THE PROBLEM:
Collect every line of the records below that contains the word "script".

--- Start of DATA FOR PROCESSING ---

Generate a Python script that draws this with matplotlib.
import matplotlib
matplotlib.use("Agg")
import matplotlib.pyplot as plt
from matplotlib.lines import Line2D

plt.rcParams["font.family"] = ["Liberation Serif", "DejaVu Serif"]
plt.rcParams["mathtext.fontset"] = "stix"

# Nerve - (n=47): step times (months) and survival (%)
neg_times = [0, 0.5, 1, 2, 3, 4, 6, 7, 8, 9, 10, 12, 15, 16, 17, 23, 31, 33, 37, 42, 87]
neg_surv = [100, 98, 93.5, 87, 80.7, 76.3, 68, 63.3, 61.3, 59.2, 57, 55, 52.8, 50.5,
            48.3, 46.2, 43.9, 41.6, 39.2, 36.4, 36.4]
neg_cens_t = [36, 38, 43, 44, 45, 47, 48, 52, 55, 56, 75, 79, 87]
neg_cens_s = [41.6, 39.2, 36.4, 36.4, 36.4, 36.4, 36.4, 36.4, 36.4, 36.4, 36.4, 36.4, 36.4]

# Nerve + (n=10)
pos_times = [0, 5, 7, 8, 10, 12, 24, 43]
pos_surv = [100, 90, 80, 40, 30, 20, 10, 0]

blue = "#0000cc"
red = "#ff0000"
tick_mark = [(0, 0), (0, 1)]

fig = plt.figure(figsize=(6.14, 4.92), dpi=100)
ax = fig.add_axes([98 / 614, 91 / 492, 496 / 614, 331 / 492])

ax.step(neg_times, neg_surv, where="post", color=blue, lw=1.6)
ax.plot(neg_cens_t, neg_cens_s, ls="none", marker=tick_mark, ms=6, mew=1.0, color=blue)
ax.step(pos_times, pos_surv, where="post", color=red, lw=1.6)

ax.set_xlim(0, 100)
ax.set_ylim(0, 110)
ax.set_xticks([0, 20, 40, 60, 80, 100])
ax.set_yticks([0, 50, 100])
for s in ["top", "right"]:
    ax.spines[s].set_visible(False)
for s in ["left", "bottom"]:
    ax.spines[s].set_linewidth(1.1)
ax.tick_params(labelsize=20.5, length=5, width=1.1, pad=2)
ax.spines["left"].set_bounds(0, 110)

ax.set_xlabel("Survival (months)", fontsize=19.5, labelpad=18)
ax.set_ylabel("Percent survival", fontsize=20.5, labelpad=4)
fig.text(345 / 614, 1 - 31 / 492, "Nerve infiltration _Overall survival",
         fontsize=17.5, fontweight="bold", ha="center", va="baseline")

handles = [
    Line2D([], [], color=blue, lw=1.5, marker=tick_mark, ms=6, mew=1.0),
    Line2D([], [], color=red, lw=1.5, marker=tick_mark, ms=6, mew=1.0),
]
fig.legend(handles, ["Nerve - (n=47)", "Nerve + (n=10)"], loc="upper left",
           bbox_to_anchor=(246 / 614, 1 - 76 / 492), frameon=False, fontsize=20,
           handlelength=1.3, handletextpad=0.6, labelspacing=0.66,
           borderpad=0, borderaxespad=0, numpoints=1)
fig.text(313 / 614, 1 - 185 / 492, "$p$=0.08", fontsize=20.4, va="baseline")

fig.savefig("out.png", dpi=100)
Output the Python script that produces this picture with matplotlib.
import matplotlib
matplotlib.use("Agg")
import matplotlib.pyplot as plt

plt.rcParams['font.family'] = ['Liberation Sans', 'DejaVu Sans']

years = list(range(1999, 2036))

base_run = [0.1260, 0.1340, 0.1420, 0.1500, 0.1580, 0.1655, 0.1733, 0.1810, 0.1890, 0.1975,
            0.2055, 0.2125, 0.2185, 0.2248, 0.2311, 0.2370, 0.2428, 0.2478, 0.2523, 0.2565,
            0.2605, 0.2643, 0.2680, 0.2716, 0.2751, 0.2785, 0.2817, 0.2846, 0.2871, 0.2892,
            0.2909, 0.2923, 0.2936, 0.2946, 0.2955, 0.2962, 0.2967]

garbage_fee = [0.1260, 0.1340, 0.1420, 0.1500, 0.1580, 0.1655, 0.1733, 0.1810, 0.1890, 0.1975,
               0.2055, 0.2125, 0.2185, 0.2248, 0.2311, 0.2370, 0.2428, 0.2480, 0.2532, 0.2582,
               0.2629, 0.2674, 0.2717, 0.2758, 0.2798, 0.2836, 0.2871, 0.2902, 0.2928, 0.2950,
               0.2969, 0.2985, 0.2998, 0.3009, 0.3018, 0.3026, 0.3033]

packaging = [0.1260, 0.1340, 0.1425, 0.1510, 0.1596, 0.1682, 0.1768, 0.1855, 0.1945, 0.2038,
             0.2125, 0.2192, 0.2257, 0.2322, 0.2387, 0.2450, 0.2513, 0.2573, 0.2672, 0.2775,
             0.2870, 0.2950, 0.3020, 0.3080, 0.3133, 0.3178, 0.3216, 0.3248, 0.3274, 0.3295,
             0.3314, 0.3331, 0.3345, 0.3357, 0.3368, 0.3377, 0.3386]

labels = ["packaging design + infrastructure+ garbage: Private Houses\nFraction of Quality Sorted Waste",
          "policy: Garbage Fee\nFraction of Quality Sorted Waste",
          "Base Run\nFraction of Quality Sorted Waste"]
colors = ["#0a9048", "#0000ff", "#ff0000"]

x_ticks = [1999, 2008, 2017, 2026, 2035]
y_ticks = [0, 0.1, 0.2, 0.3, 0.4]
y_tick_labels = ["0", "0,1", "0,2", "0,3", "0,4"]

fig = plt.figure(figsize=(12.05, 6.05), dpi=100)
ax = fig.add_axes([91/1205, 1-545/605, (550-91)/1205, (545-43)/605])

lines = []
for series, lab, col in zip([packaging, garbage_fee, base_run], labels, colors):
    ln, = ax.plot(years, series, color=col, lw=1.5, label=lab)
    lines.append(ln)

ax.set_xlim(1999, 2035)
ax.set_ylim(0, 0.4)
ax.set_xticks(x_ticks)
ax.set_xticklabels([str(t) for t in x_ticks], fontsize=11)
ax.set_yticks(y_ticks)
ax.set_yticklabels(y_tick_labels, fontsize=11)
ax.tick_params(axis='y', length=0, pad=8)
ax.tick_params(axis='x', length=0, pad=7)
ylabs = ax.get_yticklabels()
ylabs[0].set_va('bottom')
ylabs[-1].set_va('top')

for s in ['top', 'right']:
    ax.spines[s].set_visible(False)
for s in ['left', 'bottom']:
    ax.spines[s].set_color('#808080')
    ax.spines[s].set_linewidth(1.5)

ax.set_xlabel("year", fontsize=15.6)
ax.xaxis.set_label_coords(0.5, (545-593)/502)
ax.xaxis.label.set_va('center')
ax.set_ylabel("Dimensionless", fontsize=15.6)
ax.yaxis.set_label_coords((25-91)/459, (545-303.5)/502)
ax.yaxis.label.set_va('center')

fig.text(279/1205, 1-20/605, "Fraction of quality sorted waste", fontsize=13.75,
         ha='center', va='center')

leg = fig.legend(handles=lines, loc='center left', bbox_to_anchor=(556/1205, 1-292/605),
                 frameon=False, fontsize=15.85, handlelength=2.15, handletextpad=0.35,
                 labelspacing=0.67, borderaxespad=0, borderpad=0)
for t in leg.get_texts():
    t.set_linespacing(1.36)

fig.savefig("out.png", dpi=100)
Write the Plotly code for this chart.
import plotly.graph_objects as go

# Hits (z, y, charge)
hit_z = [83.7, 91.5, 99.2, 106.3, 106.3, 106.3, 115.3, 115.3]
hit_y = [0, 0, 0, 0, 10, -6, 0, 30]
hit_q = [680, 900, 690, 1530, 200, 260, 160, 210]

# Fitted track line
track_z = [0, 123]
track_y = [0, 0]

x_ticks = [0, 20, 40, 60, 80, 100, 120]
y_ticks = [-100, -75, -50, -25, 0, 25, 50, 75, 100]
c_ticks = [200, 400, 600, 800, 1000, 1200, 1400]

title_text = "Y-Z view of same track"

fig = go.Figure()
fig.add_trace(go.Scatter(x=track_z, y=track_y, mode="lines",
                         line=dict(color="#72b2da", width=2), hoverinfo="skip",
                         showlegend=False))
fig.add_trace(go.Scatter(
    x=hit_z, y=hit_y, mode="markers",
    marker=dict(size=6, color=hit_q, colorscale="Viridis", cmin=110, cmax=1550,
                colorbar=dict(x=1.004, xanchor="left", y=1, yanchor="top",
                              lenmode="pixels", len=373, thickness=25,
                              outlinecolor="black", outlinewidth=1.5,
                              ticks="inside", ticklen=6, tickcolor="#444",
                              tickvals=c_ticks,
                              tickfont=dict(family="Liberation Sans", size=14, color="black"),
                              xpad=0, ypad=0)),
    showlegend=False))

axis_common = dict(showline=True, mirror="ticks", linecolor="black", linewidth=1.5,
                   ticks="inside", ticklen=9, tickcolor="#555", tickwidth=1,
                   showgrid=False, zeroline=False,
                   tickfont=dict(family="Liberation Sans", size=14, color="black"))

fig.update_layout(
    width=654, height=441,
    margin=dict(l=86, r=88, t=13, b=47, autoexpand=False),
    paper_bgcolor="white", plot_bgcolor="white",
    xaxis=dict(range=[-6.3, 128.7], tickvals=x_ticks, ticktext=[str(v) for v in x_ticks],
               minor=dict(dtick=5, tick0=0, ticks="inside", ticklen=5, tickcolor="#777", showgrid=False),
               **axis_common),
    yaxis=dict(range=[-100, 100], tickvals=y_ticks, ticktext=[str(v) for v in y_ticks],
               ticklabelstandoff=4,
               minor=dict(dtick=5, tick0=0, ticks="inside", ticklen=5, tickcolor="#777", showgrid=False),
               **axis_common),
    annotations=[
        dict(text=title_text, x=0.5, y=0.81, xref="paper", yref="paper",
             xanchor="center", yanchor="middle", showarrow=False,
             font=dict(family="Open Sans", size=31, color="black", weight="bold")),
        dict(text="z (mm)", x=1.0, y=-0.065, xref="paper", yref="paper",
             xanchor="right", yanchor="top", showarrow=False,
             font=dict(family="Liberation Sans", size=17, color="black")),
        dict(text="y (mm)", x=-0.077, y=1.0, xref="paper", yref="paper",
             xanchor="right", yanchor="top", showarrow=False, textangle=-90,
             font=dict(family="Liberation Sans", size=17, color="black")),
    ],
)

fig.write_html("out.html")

--- End of DATA FOR PROCESSING ---

FINAL ANSWER:
Generate a Python script that draws this with matplotlib.
Output the Python script that produces this picture with matplotlib.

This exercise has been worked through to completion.